Note F: Memphis-Based Distribution Facilities

Our Memphis-based distribution facilities include an operating lease entered into in July 1983 for a distribution facility in Memphis, Tennessee. The lessor is a general partnership (“Partnership 1”) comprised of the estate of W. Howard Lester (“Mr. Lester”), our former Chairman of the Board and Chief Executive Officer, and the estate of James A. McMahan (“Mr. McMahan”), a former Director Emeritus and significant stockholder. Partnership 1 does not have operations separate from the leasing of this distribution facility and does not have lease agreements with any unrelated third parties. The terms of the lease automatically renewed until the bonds that financed the construction of the facility were fully repaid in December 2010, at which time we continued to rent the facility on a month-to-month basis. We subsequently agreed to lease the facilities from Partnership 1 through February 2014, at which time the lease was terminated and we vacated the facility. We made annual rental payments of approximately $28,000 in fiscal 2014, and $618,000 in both fiscal 2013 and fiscal 2012.
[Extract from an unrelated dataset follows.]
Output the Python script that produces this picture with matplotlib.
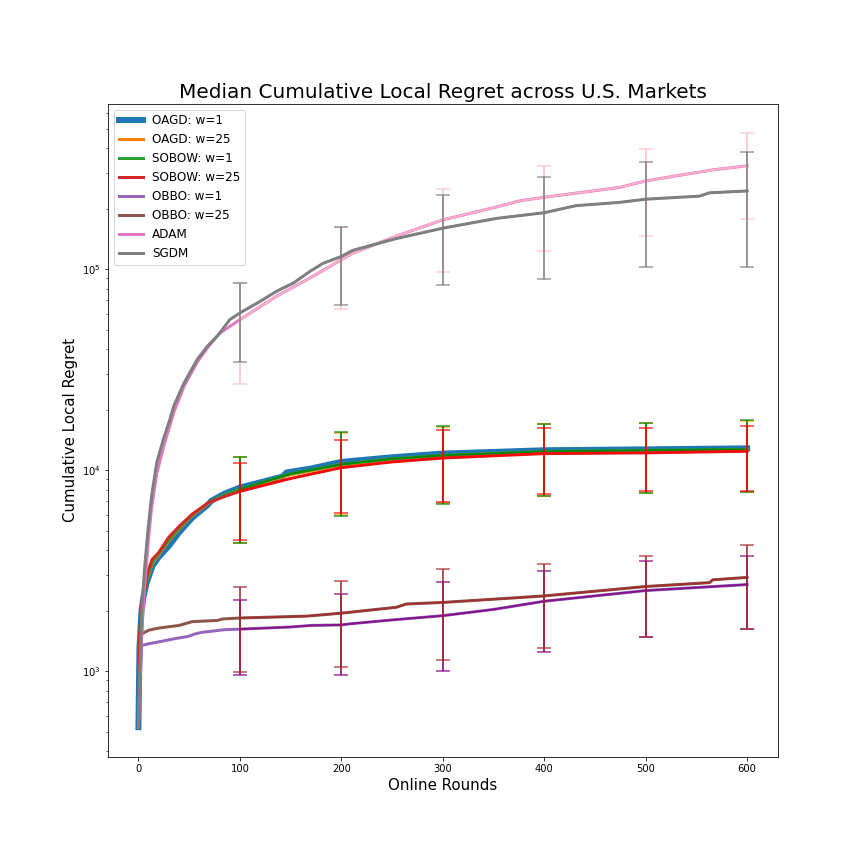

Our other Memphis-based distribution facility includes an operating lease entered into in August 1990 for another distribution facility that is adjoined to the Partnership 1 facility in Memphis, Tennessee. The lessor is a general partnership (“Partnership 2”) comprised of the estate of Mr. Lester, the estate of Mr. McMahan and two unrelated parties. Partnership 2 does not have operations separate from the leasing of this distribution facility and does not have lease agreements with any unrelated third parties. The term of the lease automatically renews on an annual basis until the bonds that financed the construction of the facility are fully repaid in August 2015. As of February 1, 2015, $1,968,000 was outstanding under the Partnership 2 bonds. We made annual rental payments of approximately $2,432,000, $2,448,000 and $2,473,000 including applicable taxes, insurance and maintenance expenses in fiscal 2014, fiscal 2013 and fiscal 2012, respectively.
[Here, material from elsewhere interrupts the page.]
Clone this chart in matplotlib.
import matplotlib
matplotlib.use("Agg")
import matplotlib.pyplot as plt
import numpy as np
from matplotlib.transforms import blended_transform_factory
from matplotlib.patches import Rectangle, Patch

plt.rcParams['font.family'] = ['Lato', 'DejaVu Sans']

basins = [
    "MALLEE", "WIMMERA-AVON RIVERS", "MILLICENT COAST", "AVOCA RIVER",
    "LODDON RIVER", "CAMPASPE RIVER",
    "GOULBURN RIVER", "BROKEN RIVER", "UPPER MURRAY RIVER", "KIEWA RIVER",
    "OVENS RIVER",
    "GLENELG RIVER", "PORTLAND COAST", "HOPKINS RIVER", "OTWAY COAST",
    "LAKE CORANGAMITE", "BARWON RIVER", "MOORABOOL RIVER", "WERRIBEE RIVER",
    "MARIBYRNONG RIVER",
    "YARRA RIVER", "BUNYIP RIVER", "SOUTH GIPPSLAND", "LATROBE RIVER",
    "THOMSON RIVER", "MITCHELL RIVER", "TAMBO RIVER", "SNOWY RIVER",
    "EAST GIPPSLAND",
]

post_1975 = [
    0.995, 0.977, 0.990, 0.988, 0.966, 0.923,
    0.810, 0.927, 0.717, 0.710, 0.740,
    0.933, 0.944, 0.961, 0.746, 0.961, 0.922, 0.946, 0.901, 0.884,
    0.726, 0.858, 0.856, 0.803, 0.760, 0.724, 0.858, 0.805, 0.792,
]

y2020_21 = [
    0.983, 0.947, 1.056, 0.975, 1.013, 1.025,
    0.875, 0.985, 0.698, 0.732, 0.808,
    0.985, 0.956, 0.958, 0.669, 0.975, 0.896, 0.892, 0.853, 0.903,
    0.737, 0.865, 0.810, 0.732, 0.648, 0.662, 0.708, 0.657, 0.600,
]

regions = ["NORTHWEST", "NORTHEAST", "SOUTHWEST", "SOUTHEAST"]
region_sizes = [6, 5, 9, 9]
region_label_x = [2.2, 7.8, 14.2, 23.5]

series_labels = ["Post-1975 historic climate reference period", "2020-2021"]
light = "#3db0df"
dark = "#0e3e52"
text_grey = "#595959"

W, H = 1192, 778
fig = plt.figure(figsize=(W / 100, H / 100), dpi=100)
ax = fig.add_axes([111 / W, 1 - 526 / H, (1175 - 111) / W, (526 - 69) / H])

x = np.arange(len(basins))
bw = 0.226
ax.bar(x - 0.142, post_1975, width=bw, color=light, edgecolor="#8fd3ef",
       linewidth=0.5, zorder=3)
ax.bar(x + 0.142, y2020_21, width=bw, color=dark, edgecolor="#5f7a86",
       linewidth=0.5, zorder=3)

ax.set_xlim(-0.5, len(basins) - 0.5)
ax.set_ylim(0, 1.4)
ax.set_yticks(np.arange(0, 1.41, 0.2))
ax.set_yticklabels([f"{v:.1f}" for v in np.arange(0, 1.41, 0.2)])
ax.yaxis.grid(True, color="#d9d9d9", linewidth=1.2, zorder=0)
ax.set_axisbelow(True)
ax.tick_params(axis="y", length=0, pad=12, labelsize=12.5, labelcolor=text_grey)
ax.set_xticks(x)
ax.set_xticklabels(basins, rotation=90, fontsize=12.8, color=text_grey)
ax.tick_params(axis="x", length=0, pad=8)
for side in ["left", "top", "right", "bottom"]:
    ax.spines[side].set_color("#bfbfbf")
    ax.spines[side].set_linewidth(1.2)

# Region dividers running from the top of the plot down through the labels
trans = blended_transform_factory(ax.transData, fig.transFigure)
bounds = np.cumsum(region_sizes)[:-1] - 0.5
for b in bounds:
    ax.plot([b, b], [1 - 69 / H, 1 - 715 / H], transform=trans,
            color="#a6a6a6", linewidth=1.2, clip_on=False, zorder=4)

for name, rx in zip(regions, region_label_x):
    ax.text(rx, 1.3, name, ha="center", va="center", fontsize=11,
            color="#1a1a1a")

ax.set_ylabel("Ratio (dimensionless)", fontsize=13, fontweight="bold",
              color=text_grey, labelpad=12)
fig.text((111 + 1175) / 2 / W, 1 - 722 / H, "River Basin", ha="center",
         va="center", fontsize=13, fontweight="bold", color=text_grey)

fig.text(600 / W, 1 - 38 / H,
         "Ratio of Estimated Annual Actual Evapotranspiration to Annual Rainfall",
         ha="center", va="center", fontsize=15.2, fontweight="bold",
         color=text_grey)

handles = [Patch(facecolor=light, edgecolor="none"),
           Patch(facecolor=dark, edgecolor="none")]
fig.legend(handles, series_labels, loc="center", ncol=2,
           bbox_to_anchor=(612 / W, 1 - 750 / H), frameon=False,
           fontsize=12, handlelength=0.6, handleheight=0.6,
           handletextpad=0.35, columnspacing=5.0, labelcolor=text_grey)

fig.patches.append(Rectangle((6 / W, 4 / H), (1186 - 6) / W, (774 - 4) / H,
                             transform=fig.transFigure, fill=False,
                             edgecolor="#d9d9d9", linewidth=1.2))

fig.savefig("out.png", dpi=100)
As of February 1, 2015, Partnership 2 qualifies as a variable interest entity and is consolidated by us due to its related party relationship and our obligation to renew the lease until the bonds are fully repaid. As such, as of February 1, 2015, our Consolidated Balance Sheet includes $10,658,000 in assets (primarily buildings), $1,968,000 in debt and $8,690,000 in other long-term liabilities related to the consolidation of the Partnership 2 distribution facility.